In the case of the "perfect" bar I have described above, it sets up a pleasing pulsating sound which sounds cohesive yet clearly made up of discrete elements: you can listen to the bar (repeated several times) here.
The added twist is that the individual notes comprising this cascade of sound are tuned in a non-standard way, but because they are whole tone and whole number ratios, they still sound harmonious — if slightly unusual to the trained ear.
The first half of the piece, then, builds up to this defining bar by gradually introducing the pattern into the music. One by one the sine waves are introduced and gradually shift from a gentle volume wax and wane to a discrete jump in volume from zero to maximum. A shift from fuzzy analogue "in-between" volumes to binary states of off and on.
The diagram below is in fact the score of the first half of the piece and shows how these shifts take place. However, they are quite hard to hear as the ear tends to merge sine waves into a composite sound so that what you experience is subtly shifting harmonic content — at least up until the point where all the sine waves have reached the perfect bar and the distinct pitches are audible.

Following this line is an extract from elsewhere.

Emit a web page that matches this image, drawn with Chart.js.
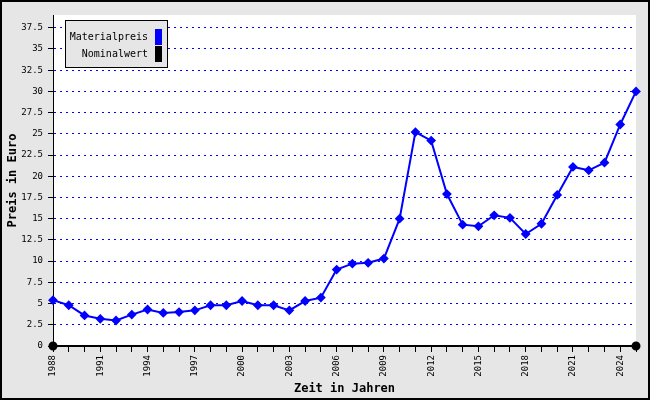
<!DOCTYPE html>
<html lang="de">
<head>
    <meta charset="UTF-8">
    <title>Materialpreis</title>
    <style>
        body { margin:0; padding:0; }
    </style>
    <script src="https://cdn.jsdelivr.net/npm/chart.js"></script>
</head>
<body>

<div style="height:400px;width:650px;">
    <canvas id="priceChart"></canvas>
</div>

<script>
const years = [
  '1988','1989','1990','1991','1992','1993','1994','1995','1996','1997',
  '1998','1999','2000','2001','2002','2003','2004','2005','2006','2007',
  '2008','2009','2010','2011','2012','2013','2014','2015','2016','2017',
  '2018','2019','2020','2021','2022','2023','2024','2025'
];
const materialpreis = [
  5.4, 4.8, 3.6, 3.2, 3.0, 3.7, 4.3, 3.9, 4.0, 4.2,
  4.8, 4.8, 5.3, 4.8, 4.8, 4.2, 5.3, 5.7, 9.0, 9.7,
  9.8, 10.3, 15.0, 25.2, 24.2, 17.9, 14.3, 14.1, 15.4, 15.1,
  13.2, 14.4, 17.8, 21.1, 20.7, 21.6, 26.1, 30.0
];
// Nominalwert only has a value at the first and last year
const nominalwert = [
  0, null, null, null, null, null, null, null, null, null,
  null, null, null, null, null, null, null, null, null, null,
  null, null, null, null, null, null, null, null, null, null,
  null, null, null, null, null, null, null, 0
];
const yTicks = [0, 2.5, 5, 7.5, 10, 12.5, 15, 17.5, 20, 22.5, 25, 27.5, 30, 32.5, 35, 37.5];
const yMax = 39;

const mono = "'DejaVu Sans Mono', monospace";

// gray frame, white plot area, black outer border
const framePlugin = {
  id: 'frame',
  beforeDraw(chart) {
    const ctx = chart.ctx;
    const a = chart.chartArea;
    ctx.save();
    ctx.fillStyle = '#e6e6e6';
    ctx.fillRect(0, 0, chart.width, chart.height);
    ctx.fillStyle = '#ffffff';
    ctx.fillRect(a.left, a.top, a.right - a.left, a.bottom - a.top);
    ctx.strokeStyle = '#000000';
    ctx.lineWidth = 2;
    ctx.strokeRect(1, 1, chart.width - 2, chart.height - 2);
    ctx.restore();
  }
};

// boxed legend, text right aligned, tall colour boxes on the right
const boxLegend = {
  id: 'boxLegend',
  afterDraw(chart) {
    const ctx = chart.ctx;
    const a = chart.chartArea;
    const x = a.left + 12, y = a.top + 5, w = 102, h = 47;
    ctx.save();
    ctx.fillStyle = '#e6e6e6';
    ctx.fillRect(x, y, w, h);
    ctx.strokeStyle = '#000000';
    ctx.lineWidth = 1;
    ctx.strokeRect(x + 0.5, y + 0.5, w, h);
    ctx.font = '10px ' + mono;
    ctx.textAlign = 'right';
    ctx.textBaseline = 'middle';
    chart.data.datasets.forEach((ds, i) => {
      const cy = y + 17 + i * 17;
      ctx.fillStyle = '#000000';
      ctx.fillText(ds.label, x + 83, cy);
      ctx.fillStyle = ds.borderColor;
      ctx.fillRect(x + 90, cy - 8, 7, 16);
    });
    ctx.restore();
  }
};

const data_prices = {
  labels: years,
  datasets: [{
    label: 'Materialpreis',
    data: materialpreis,
    borderColor: '#0000ff',
    backgroundColor: '#0000ff',
    borderWidth: 2,
    pointStyle: 'rectRot',
    pointRadius: 3.5,
    pointHoverRadius: 3.5,
    clip: false,
    order: 1
  }, {
    label: 'Nominalwert',
    data: nominalwert,
    borderColor: '#000000',
    backgroundColor: '#000000',
    borderWidth: 2,
    pointStyle: 'circle',
    pointRadius: 3.5,
    spanGaps: true,
    clip: false,
    order: 2
  }]
};

const config_prices = {
  type: 'line',
  data: data_prices,
  plugins: [framePlugin, boxLegend],
  options: {
    animation: false,
    responsive: true,
    maintainAspectRatio: false,
    layout: { padding: { top: 15, right: 14, bottom: 0, left: 0 } },
    plugins: {
      legend: { display: false },
      tooltip: { enabled: false }
    },
    scales: {
      x: {
        offset: false,
        grid: { drawOnChartArea: false, tickLength: 6, tickColor: '#000000', color: '#000000' },
        border: { color: '#000000', width: 2 },
        ticks: {
          autoSkip: false,
          minRotation: 90,
          maxRotation: 90,
          padding: 3,
          color: '#000000',
          font: { family: mono, size: 9 },
          callback: function(value, index) {
            return index % 3 === 0 ? this.getLabelForValue(value) : '';
          }
        },
        title: {
          display: true,
          text: 'Zeit in Jahren',
          color: '#000000',
          font: { family: mono, size: 12, weight: 'bold' },
          padding: { top: 0, bottom: 4 }
        },
        afterFit: function(scale) { scale.height = 54; }
      },
      y: {
        min: 0,
        max: yMax,
        afterBuildTicks: function(scale) {
          scale.ticks = yTicks.map(v => ({ value: v }));
        },
        grid: { color: '#0000ff', lineWidth: 1, tickLength: 5, tickColor: '#000000' },
        border: { color: '#000000', width: 1, dash: [2, 4] },
        ticks: {
          padding: 5,
          color: '#000000',
          font: { family: mono, size: 9 }
        },
        title: {
          display: true,
          text: 'Preis in Euro',
          color: '#000000',
          font: { family: mono, size: 12, weight: 'bold' },
          padding: { top: 6, bottom: 0 }
        },
        afterFit: function(scale) { scale.width = 53; }
      }
    }
  }
};

var priceChart = new Chart(document.getElementById('priceChart'), config_prices);
</script>

</body>
</html>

The score of Sine Language: you can see the gradually introduction of the 7 notes, and the introduction of the rhythm note by note, starting from the fundamental at the bottom of the score. (Click on image for larger version)
The second half of the piece is where the perfect bar is placed in a sampler — a musical device that can replay any sound at any pitch by slowing it down or speeding it up to the correct frequency. This technique has become so ubiquitous over the last 20 years that I hardly need to provide an example of how it works, but here is the perfect bar played back by a sampler, first at its orginal pitch, and then at different pitches, descending by an octave each time.
The second half of the piece is more arbitrarily musical than mathematical — once in the sampler, it can be 'played' as if it were a normal sound, such as the piano. Because of the nature of the sound though, the effect of playing chords with it is to create an interweaving, interlocking web of pulsating sine waves at mathematically interesting pitches, and certainly not those of equal temperament. You can listen to the whole piece here.
One catch, however, is that the sampler does play back the pitches at equal temperament (as this is the tuning system that the sampler uses), so the resultant music in this section is a perfectly tuned bar played back at equally tempered pitch intervals. The resulting tuning is therefore impossibly complicated, and I think should be simply described as the Pythagorean gap squared!
What completes the circle for me is that the culminated effect of the overlayed sine waves and tunings remind me of a JS Bach organ work, possibly even one of the fugues from the 48, and it pleases me that although this has been arrived at by a mathematical process, it has tended towards a similar output. Though I should hastily point out that I'm in no way claiming any of Bach's genius and understanding of harmony and melody — this is a passing (if happy) musical similarity!
About the author
Oli Freke is a member of the electropop group Cassette Electrik, who supported The Human Leauge on their Dare 2007 tour. His new side project On Rails is for more experimental work, of which Sine Language is the first piece, composed for GeekPop 2009.
I would like to get this to Oli.
My instrument is the Soundstone
and produces an acoustic sine wave - maybe the only one from
a musicial instrument. It is quite extraoridinary and
Oli may want to check it out.
I am interested in learning much more about
acoustic sine waves and running into challenges.